March 4, 2009 will no doubt be a day of historic significance for many
reasons. But it is likely to be both less and more consequential than
some fear or hope. The international community has little choice now
but to assess Khartoum’s early responses, and respond in ways that
maximize protection of civilians, humanitarians, and peacekeepers. We
must see through the large, likely violent demonstration planned for the
capital city, for which the regime has apparently spared no expense in
working to turn out a supposedly representative range of “Sudanese”
opinion opposing the ICC announcement, as well as the paramilitary
Popular Defense Forces. We must see through the bombastic condemnations
that will echo and re-echo through state-controlled media. What we
should be looking for are any actions actually taken against
humanitarians, any changes in security on the ground in Darfur or in the
flash-points in Southern Sudan and the three contested areas (Abyei, the
Nuba Mountains, and Southern Blue Nile). We should look for any
significantly increased obstruction of UNAMID or humanitarian
operations, or reprisals directed against Darfuri civilians.

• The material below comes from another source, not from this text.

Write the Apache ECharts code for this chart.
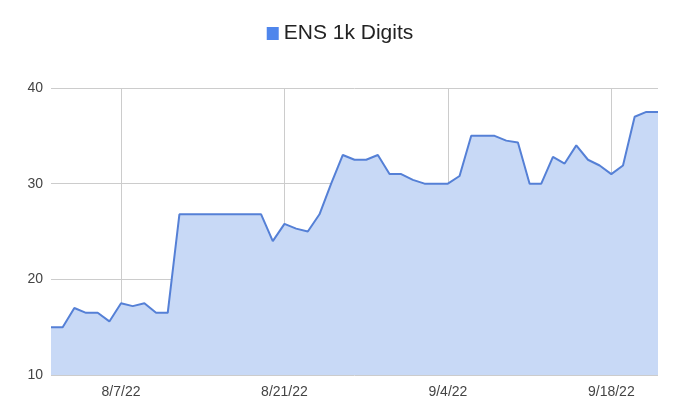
<!DOCTYPE html>
<html><head><meta charset="utf-8">
<script src="https://cdn.jsdelivr.net/npm/echarts@6/dist/echarts.min.js"></script>
<style>html,body{margin:0;padding:0;background:#fff}#c{width:680px;height:415px}</style>
</head><body><div id="c"></div>
<script>
var categories = ["8/1/22","8/2/22","8/3/22","8/4/22","8/5/22","8/6/22","8/7/22","8/8/22","8/9/22","8/10/22",
"8/11/22","8/12/22","8/13/22","8/14/22","8/15/22","8/16/22","8/17/22","8/18/22","8/19/22","8/20/22",
"8/21/22","8/22/22","8/23/22","8/24/22","8/25/22","8/26/22","8/27/22","8/28/22","8/29/22","8/30/22",
"8/31/22","9/1/22","9/2/22","9/3/22","9/4/22","9/5/22","9/6/22","9/7/22","9/8/22","9/9/22",
"9/10/22","9/11/22","9/12/22","9/13/22","9/14/22","9/15/22","9/16/22","9/17/22","9/18/22","9/19/22",
"9/20/22","9/21/22","9/22/22"];
var values = [15,15,17,16.5,16.5,15.6,17.5,17.2,17.5,16.5,
16.5,26.8,26.8,26.8,26.8,26.8,26.8,26.8,26.8,24,
25.8,25.3,25,26.8,30,33,32.5,32.5,33,31,
31,30.4,30,30,30,30.8,35,35,35,34.5,
34.3,30,30,32.8,32.1,34,32.5,31.9,31,31.9,
37,37.5,37.5];
var tickLabels = ["8/7/22","8/21/22","9/4/22","9/18/22"];
var seriesName = "ENS 1k Digits";

var chart = echarts.init(document.getElementById('c'));
function isTick(i){ return tickLabels.indexOf(categories[i]) >= 0; }
chart.setOption({
  animation:false,
  textStyle:{fontFamily:'Arial, "Liberation Sans", sans-serif'},
  legend:{top:18,left:'center',itemWidth:12,itemHeight:13,itemGap:10,
    icon:'rect',textStyle:{fontSize:21,color:'#222'},data:[{name:seriesName,itemStyle:{color:'#4f86ec'}}]},
  grid:{left:51,right:22,top:88,bottom:40,containLabel:false},
  xAxis:{type:'category',data:categories,boundaryGap:false,
    axisLine:{show:false},axisTick:{show:false},
    axisLabel:{interval:function(i){return isTick(i);},color:'#444',fontSize:14,margin:10},
    splitLine:{show:true,interval:function(i){return isTick(i);},lineStyle:{color:'#cccccc',width:1}}},
  yAxis:{type:'value',min:10,max:40,interval:10,
    axisLine:{show:false},axisTick:{show:false},
    axisLabel:{color:'#444',fontSize:14,margin:8},
    splitLine:{lineStyle:{color:'#cccccc',width:1}}},
  series:[{name:seriesName,type:'line',data:values,symbol:'none',
    lineStyle:{color:'#5580d6',width:2},itemStyle:{color:'#5580d6'},
    areaStyle:{color:'#c8d9f6',opacity:1}}]
});
</script></body></html>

But all this must be seen in the context of the long, brutal history of
the National Islamic Front regime. Genocide in the Nuba Mountains
continued for over a decade beginning in 1992; genocidal destruction in
Southern Sudan during the “oil war” of 1997 to 2003 killed or
displaced many hundreds of thousands of primarily Nilotic tribal people;
and genocide in Darfur, now entering its seventh year, has claimed some
500,000 lives, from violence, malnutrition, and disease. In its twenty
years in power the regime has retained its character, even as the roster
of senior officials is largely unchanged (the sidelining of Islamist
ideologue Hassan al-Turabi a decade ago is the only significant
exception). In the end, there is no new threat contained in Saleh
Gosh’s remarks of two weeks ago about the once and future National
Islamic Front:

“If [ICC supporters] press us to return to our past position [as
“Islamic fundamentalists”], we will no doubt return. And if they
want us to return into hardliners anew, that is a simple thing to do.
And we are capable of doing it.”

This is who the NCP/NIF are, and who they will be so long as they
retain their stranglehold on Sudanese national political power and
wealth. They long ago proved their “capability,” as Gosh puts it.
What some have described as a “moderation” of the regime, or the
ascendancy of “moderates” within the regime, is no more than an
increasingly cunning survivalism, and a better understanding of the
international community—what it is and is not prepared to do or
accept.

As this account argues, the international community has proved weak and
irresolute in responding to the atrocity crimes that have defined the
entire tenure of the NIF regime. That prosecution of those responsible
for these crimes will now begin offers belated promise that Sudan will
not endure the tyranny of génocidaires indefinitely. We are
disgracefully late; and there are those who would expediently capitulate
yet again before the outrageous threats of the NIF in the interests of a
merely notional peace process. But the International Criminal Court
indictment of al-Bashir offers a glimpse of hope to Darfuris and other
Sudanese who for two decades have seen impunity reign and have suffered
crimes beyond reckoning, endlessly destroying lives and livelihoods.
The moment of truth is at hand; but that truth will be determined by
actions that either support or undermine the actions of the Court.